The Marcus Bruce Christian Archives

University of New Orleans

 

 

 

 DN18 -

Frank Yerby & Origins of Foxes of Harrow

September 1, 1948

I have been upset all day. I have made investigations and inquiries, and now, after all, I am more confused than ever. I do not know what to think or whom to blame. . . . I was searching through the numerous plans and projects in the boxes in the kitchen when I came upon one folder of unfinished manuscripts that my wife [Ruth] had arranged in an envelope when she returned from Chicago in 1945. 

Running through them, they begin to bring back things I had almost forgotten about, and then I picked up two pages entitled, "An Antebellum Legend." It was nothing unusual about the paper as I read it through. The name Harrow arrested me for only a moment, and knowing the rest of the story which was a part imagination and a part of my life, I looked at it, wondered when I had written it, why had I written it and put it aside.

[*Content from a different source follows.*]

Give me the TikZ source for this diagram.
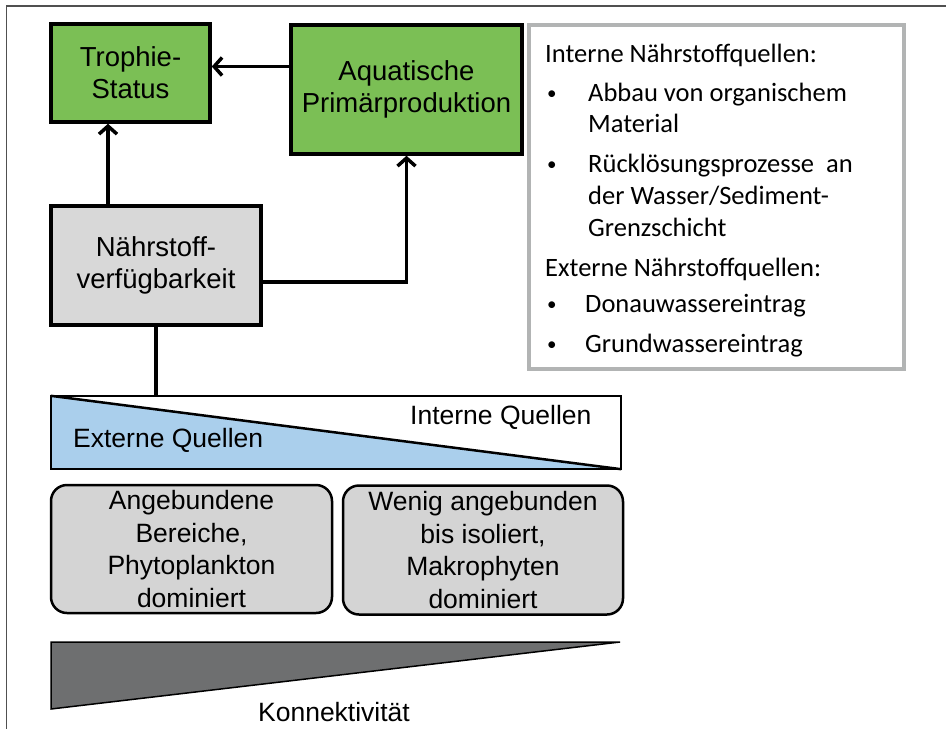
\documentclass[tikz,border=0pt]{standalone}
\usepackage{fontspec}
\setmainfont{Liberation Sans}
\newfontfamily\calfont{Carlito}
\usetikzlibrary{arrows.meta}
\definecolor{boxgreen}{RGB}{123,191,85}
\definecolor{boxgray}{RGB}{216,216,216}
\definecolor{roundgray}{RGB}{212,212,212}
\definecolor{srcblue}{RGB}{170,207,236}
\definecolor{darktri}{RGB}{110,111,112}
\definecolor{infoborder}{RGB}{178,180,180}
\definecolor{framegray}{RGB}{80,80,80}
\tikzset{
  txt/.style={font=\fontsize{27.5pt}{32pt}\selectfont, align=center},
  greenbox/.style={txt, draw=black, line width=3.5pt, fill=boxgreen, inner sep=0pt},
  graybox/.style={txt, draw=black, line width=3.5pt, fill=boxgray, inner sep=0pt},
  roundbox/.style={txt, draw=black, line width=2.5pt, fill=roundgray, rounded corners=16pt, inner sep=0pt,
    font=\fontsize{26.5pt}{32.5pt}\selectfont},
  conn/.style={line width=3.5pt, draw=black},
  arr/.style={conn, -{Straight Barb[length=8pt,width=18pt]}},
  info/.style={font=\calfont\fontsize{26.5pt}{31pt}\selectfont, anchor=base west, inner sep=0pt},
  bul/.style={font=\calfont\fontsize{19pt}{22pt}\selectfont, anchor=base west, inner sep=0pt},
  bandtxt/.style={font=\fontsize{26.5pt}{31.5pt}\selectfont, inner sep=0pt}
}
\begin{document}
\begin{tikzpicture}[x=1pt,y=-1pt]
\useasboundingbox (0,0) rectangle (946,729);
% outer frame (top and left)
\draw[framegray, line width=1.5pt] (946,6) -- (6.5,6) -- (6.5,729);

% main boxes
\node[greenbox, minimum width=159pt, minimum height=98pt] (tro) at (130.5,73) {Trophie-\\Status};
\node[greenbox, minimum width=231pt, minimum height=129pt] (aq) at (406.5,89.5) {Aquatische\\Primärproduktion};
\node[graybox, minimum width=210pt, minimum height=119pt] (nae) at (156,265.5) {Nährstoff-\\verfügbarkeit};

% connectors
\coordinate (t1) at ([yshift=6.5pt]tro.east);
\draw[arr] (aq.west |- t1) -- (t1);
\coordinate (c1) at (108,0);
\draw[arr] (nae.north -| c1) -- (tro.south -| c1);
\coordinate (n1) at ([yshift=-16.5pt]nae.east);
\draw[arr] (n1) -| (aq.south);

% info box
\draw[infoborder, line width=3.5pt] (529,25) rectangle (904,369);
\node[info] (i1) at (545,62) {Interne Nährstoffquellen:};
\node[bul] (b1) at (547,99) {•};
\node[info] (i2) at (588,101) {Abbau von organischem};
\node[info] (i3) at (588,132) {Material};
\node[bul] (b2) at (547,170) {•};
\node[info] (i4) at (588,172) {Rücklösungsprozesse\ \ an};
\node[info] (i5) at (588,204) {der Wasser/Sediment-};
\node[info] (i6) at (588,236) {Grenzschicht};
\node[info] (i7) at (545,276) {Externe Nährstoffquellen:};
\node[bul] (b3) at (547,310) {•};
\node[info] (i8) at (585,312) {Donauwassereintrag};
\node[bul] (b4) at (547,350) {•};
\node[info] (i9) at (585,352) {Grundwassereintrag};

% sources band
\node[draw=none, minimum width=570pt, minimum height=73pt, inner sep=0pt] (band) at (336,432.5) {};
\fill[srcblue] (band.north west) -- (band.south east) -- (band.south west) -- cycle;
\draw[black, line width=2.5pt] (band.north west) rectangle (band.south east);
\draw[black, line width=2.5pt] (band.north west) -- (band.south east);
\draw[conn] (nae.south) -- (band.north -| nae.south);
\node[bandtxt, anchor=west] (ext) at (73,440) {Externe Quellen};
\node[bandtxt, anchor=west] (int) at (410,417) {Interne Quellen};

% rounded boxes
\node[roundbox, minimum width=281pt, minimum height=128pt] (r1) at (191.5,549) {Angebundene\\Bereiche,\\Phytoplankton\\dominiert};
\node[roundbox, minimum width=280pt, minimum height=129pt] (r2) at (483,550) {Wenig angebunden\\bis isoliert,\\Makrophyten\\dominiert};

% connectivity wedge
\coordinate (k1) at (51,642);
\coordinate (k2) at (620,642);
\coordinate (k3) at (51,709);
\filldraw[fill=darktri, draw=black, line width=1.5pt, line join=miter] (k1) -- (k2) -- (k3) -- cycle;
\node[bandtxt] (kon) at (334,712) {Konnektivität};
\end{tikzpicture}
\end{document}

Then something did not register in the whole thing and I picked up the paper again. I remember that I had typed it, all right, but then dates began to assert themselves. Why it had been done? Probably backtracking on Yerby. I thought, because Miss Stripling and others had twitted me about the fact that Yerby was "stealing my thunder." I was probably trying to satisfy myself that I could do what he had done -- capture the atmosphere that he had gotten into his  prologue in which he had set the tempo of the whole story of the FOXES OF HARROW.

I was thinking that I had probably come in after being twitted and wrote this to satisfy myself that I, too could catch the eerie, dank dark atmosphere that was so much a part of Lafcadio Hearn, The Rubaiyat, Poe's "Fall of the House of Usher," and the famous Abolitionist Orator's "And this age came to tell our own that though hand joined in hand, the wicked shall not prosper."

It was a type of thing which showed the frailty of the things of our world when cast against the backdrop of the immutability of time. But in my mind things were registering confusedly, so when I picked it up this time I read it to the end. Near the end the word "Stephen Harrow" caught my attention and held it. Wasn't that the given name of Yerby's hero? Or was it? I couldn't remember. . . .

So dazedly, I still revert to the question: If I wrote the story or sketch after 1946, how could I do it with a typewriter which I had given away in  about 1944? Furthermore,  I know all of the material with which I have dealt. I had ofttimes wondered why Yerby used such a name as Harrow--where did he get it from in Louisiana? I do not recall ever having seen it.

But in reading the sketch I readily recall that I placed the word "HARROW" there because of a little trick of covering up I had employed while on the WPA Writers' program. Move the person's real name, say six letters down the alphabet, using this only in regard to the initial letter, and you would thus disguise it. This name was Barrow. Six letters down and the name was changed to Harrow.

One of the Barrow girls, Hallett, played with my older brother, I am told. they lived on a fine estate about a quarter of a mile from the home-site that I still hold in the name of my father. The Mary-Jane of the sketch was probably a close relation of my grandparents, because I believe that my father told me that we were third cousins of the present--or rather the present generation. 

My father told me the story of this proud slave-woman who was very beautiful, and who spurned the advances of the overseer of the plantation to which she belonged. This plantation was probably--no, was the Barrow plantation which then comprised the entire area of the village in which our home-site is located. I remember the slave graveyard, and once I went through the slave graveyard with a small group of playmates--boys roving through the fields when the cane was cut.